_Exercise brief:_ Omit all pictures. Copy the rest of the material exactly.
■ ■ ■ ■ ■
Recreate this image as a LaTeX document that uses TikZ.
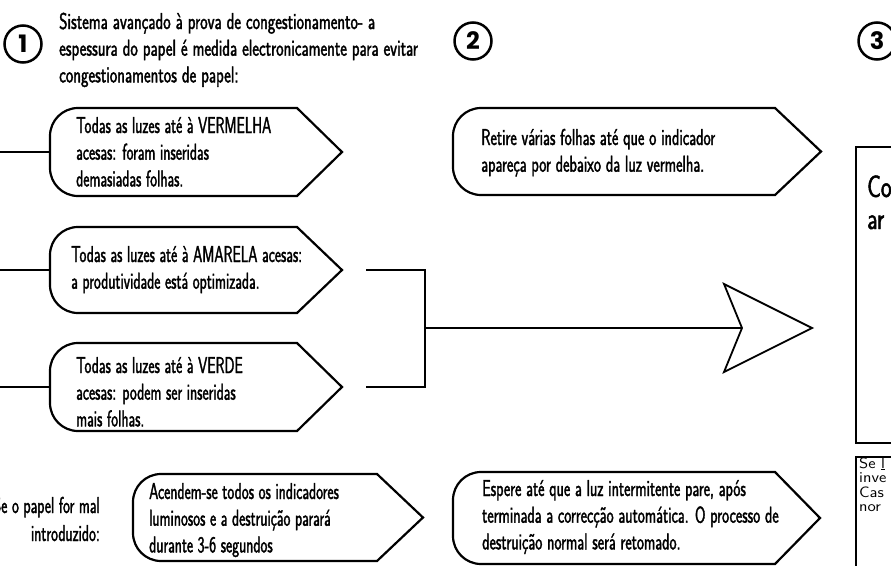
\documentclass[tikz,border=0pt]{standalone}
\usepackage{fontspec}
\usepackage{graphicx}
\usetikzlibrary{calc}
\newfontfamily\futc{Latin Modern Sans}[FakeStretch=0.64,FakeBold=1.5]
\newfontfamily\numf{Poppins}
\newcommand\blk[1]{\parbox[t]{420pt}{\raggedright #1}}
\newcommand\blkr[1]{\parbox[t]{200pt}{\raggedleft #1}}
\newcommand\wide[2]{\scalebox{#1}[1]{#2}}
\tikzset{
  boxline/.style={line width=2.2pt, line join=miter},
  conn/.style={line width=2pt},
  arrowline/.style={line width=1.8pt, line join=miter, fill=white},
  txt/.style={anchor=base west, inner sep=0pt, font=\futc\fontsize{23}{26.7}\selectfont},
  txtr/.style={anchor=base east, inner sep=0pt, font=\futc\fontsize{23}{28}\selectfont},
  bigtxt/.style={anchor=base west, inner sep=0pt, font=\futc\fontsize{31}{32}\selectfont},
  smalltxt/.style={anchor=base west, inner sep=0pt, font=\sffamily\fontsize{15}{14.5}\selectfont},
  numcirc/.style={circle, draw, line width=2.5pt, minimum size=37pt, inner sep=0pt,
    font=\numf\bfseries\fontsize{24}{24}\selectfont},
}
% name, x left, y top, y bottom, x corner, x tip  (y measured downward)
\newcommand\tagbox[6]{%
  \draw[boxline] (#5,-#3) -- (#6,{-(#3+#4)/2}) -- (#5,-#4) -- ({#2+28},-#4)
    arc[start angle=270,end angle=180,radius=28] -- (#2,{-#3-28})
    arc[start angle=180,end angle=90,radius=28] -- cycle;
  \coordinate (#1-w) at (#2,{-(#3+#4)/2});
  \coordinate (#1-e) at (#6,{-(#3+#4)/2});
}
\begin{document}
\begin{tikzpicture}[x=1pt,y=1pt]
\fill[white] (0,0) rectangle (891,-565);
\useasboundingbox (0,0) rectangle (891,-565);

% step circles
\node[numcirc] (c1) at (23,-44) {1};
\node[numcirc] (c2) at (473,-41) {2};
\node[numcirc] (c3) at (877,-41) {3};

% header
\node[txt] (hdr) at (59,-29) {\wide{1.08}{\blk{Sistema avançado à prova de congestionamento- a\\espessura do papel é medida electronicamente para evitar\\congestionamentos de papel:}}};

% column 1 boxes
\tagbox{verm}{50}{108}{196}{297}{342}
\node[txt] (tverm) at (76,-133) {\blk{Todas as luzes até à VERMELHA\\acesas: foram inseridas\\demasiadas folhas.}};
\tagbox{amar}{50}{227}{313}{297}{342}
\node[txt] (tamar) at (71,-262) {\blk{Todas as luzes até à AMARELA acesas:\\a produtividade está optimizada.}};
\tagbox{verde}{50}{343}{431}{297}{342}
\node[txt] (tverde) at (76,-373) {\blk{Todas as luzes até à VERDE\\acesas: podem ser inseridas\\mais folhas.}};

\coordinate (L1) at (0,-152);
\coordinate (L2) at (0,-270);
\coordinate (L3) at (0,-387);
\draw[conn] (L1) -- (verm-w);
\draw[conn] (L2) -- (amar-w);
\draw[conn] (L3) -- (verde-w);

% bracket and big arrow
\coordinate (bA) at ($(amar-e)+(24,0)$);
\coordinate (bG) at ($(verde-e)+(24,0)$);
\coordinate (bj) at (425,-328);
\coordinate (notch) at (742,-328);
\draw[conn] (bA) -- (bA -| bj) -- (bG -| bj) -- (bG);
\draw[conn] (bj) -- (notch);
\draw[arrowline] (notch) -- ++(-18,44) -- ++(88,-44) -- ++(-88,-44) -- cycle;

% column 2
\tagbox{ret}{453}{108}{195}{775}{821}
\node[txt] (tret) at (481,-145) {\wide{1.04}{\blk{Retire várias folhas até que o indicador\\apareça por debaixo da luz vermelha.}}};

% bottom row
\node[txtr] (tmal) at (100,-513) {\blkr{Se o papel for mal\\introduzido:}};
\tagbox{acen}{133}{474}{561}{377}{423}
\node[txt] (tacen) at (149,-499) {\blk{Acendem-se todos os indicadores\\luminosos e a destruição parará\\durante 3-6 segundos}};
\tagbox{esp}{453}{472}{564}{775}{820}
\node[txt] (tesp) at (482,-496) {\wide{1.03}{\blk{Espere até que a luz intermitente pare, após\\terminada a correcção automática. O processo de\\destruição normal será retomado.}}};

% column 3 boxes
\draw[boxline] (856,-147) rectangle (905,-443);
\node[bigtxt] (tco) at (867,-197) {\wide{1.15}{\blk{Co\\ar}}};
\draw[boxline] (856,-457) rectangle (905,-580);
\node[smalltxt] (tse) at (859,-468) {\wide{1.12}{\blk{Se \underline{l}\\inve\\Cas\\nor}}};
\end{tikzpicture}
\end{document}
■ ■ ■ ■ ■
_Written answer:_
Recreate this image as a LaTeX document that uses TikZ.
\documentclass[tikz,border=0pt]{standalone}
\usepackage{fontspec}
\usepackage{graphicx}
\usetikzlibrary{calc}
\newfontfamily\futc{Latin Modern Sans}[FakeStretch=0.64,FakeBold=1.5]
\newfontfamily\numf{Poppins}
\newcommand\blk[1]{\parbox[t]{420pt}{\raggedright #1}}
\newcommand\blkr[1]{\parbox[t]{200pt}{\raggedleft #1}}
\newcommand\wide[2]{\scalebox{#1}[1]{#2}}
\tikzset{
  boxline/.style={line width=2.2pt, line join=miter},
  conn/.style={line width=2pt},
  arrowline/.style={line width=1.8pt, line join=miter, fill=white},
  txt/.style={anchor=base west, inner sep=0pt, font=\futc\fontsize{23}{26.7}\selectfont},
  txtr/.style={anchor=base east, inner sep=0pt, font=\futc\fontsize{23}{28}\selectfont},
  bigtxt/.style={anchor=base west, inner sep=0pt, font=\futc\fontsize{31}{32}\selectfont},
  smalltxt/.style={anchor=base west, inner sep=0pt, font=\sffamily\fontsize{15}{14.5}\selectfont},
  numcirc/.style={circle, draw, line width=2.5pt, minimum size=37pt, inner sep=0pt,
    font=\numf\bfseries\fontsize{24}{24}\selectfont},
}
% name, x left, y top, y bottom, x corner, x tip  (y measured downward)
\newcommand\tagbox[6]{%
  \draw[boxline] (#5,-#3) -- (#6,{-(#3+#4)/2}) -- (#5,-#4) -- ({#2+28},-#4)
    arc[start angle=270,end angle=180,radius=28] -- (#2,{-#3-28})
    arc[start angle=180,end angle=90,radius=28] -- cycle;
  \coordinate (#1-w) at (#2,{-(#3+#4)/2});
  \coordinate (#1-e) at (#6,{-(#3+#4)/2});
}
\begin{document}
\begin{tikzpicture}[x=1pt,y=1pt]
\fill[white] (0,0) rectangle (891,-565);
\useasboundingbox (0,0) rectangle (891,-565);

% step circles
\node[numcirc] (c1) at (23,-44) {1};
\node[numcirc] (c2) at (473,-41) {2};
\node[numcirc] (c3) at (877,-41) {3};

% header
\node[txt] (hdr) at (59,-29) {\wide{1.08}{\blk{Sistema avançado à prova de congestionamento- a\\espessura do papel é medida electronicamente para evitar\\congestionamentos de papel:}}};

% column 1 boxes
\tagbox{verm}{50}{108}{196}{297}{342}
\node[txt] (tverm) at (76,-133) {\blk{Todas as luzes até à VERMELHA\\acesas: foram inseridas\\demasiadas folhas.}};
\tagbox{amar}{50}{227}{313}{297}{342}
\node[txt] (tamar) at (71,-262) {\blk{Todas as luzes até à AMARELA acesas:\\a produtividade está optimizada.}};
\tagbox{verde}{50}{343}{431}{297}{342}
\node[txt] (tverde) at (76,-373) {\blk{Todas as luzes até à VERDE\\acesas: podem ser inseridas\\mais folhas.}};

\coordinate (L1) at (0,-152);
\coordinate (L2) at (0,-270);
\coordinate (L3) at (0,-387);
\draw[conn] (L1) -- (verm-w);
\draw[conn] (L2) -- (amar-w);
\draw[conn] (L3) -- (verde-w);

% bracket and big arrow
\coordinate (bA) at ($(amar-e)+(24,0)$);
\coordinate (bG) at ($(verde-e)+(24,0)$);
\coordinate (bj) at (425,-328);
\coordinate (notch) at (742,-328);
\draw[conn] (bA) -- (bA -| bj) -- (bG -| bj) -- (bG);
\draw[conn] (bj) -- (notch);
\draw[arrowline] (notch) -- ++(-18,44) -- ++(88,-44) -- ++(-88,-44) -- cycle;

% column 2
\tagbox{ret}{453}{108}{195}{775}{821}
\node[txt] (tret) at (481,-145) {\wide{1.04}{\blk{Retire várias folhas até que o indicador\\apareça por debaixo da luz vermelha.}}};

% bottom row
\node[txtr] (tmal) at (100,-513) {\blkr{Se o papel for mal\\introduzido:}};
\tagbox{acen}{133}{474}{561}{377}{423}
\node[txt] (tacen) at (149,-499) {\blk{Acendem-se todos os indicadores\\luminosos e a destruição parará\\durante 3-6 segundos}};
\tagbox{esp}{453}{472}{564}{775}{820}
\node[txt] (tesp) at (482,-496) {\wide{1.03}{\blk{Espere até que a luz intermitente pare, após\\terminada a correcção automática. O processo de\\destruição normal será retomado.}}};

% column 3 boxes
\draw[boxline] (856,-147) rectangle (905,-443);
\node[bigtxt] (tco) at (867,-197) {\wide{1.15}{\blk{Co\\ar}}};
\draw[boxline] (856,-457) rectangle (905,-580);
\node[smalltxt] (tse) at (859,-468) {\wide{1.12}{\blk{Se \underline{l}\\inve\\Cas\\nor}}};
\end{tikzpicture}
\end{document}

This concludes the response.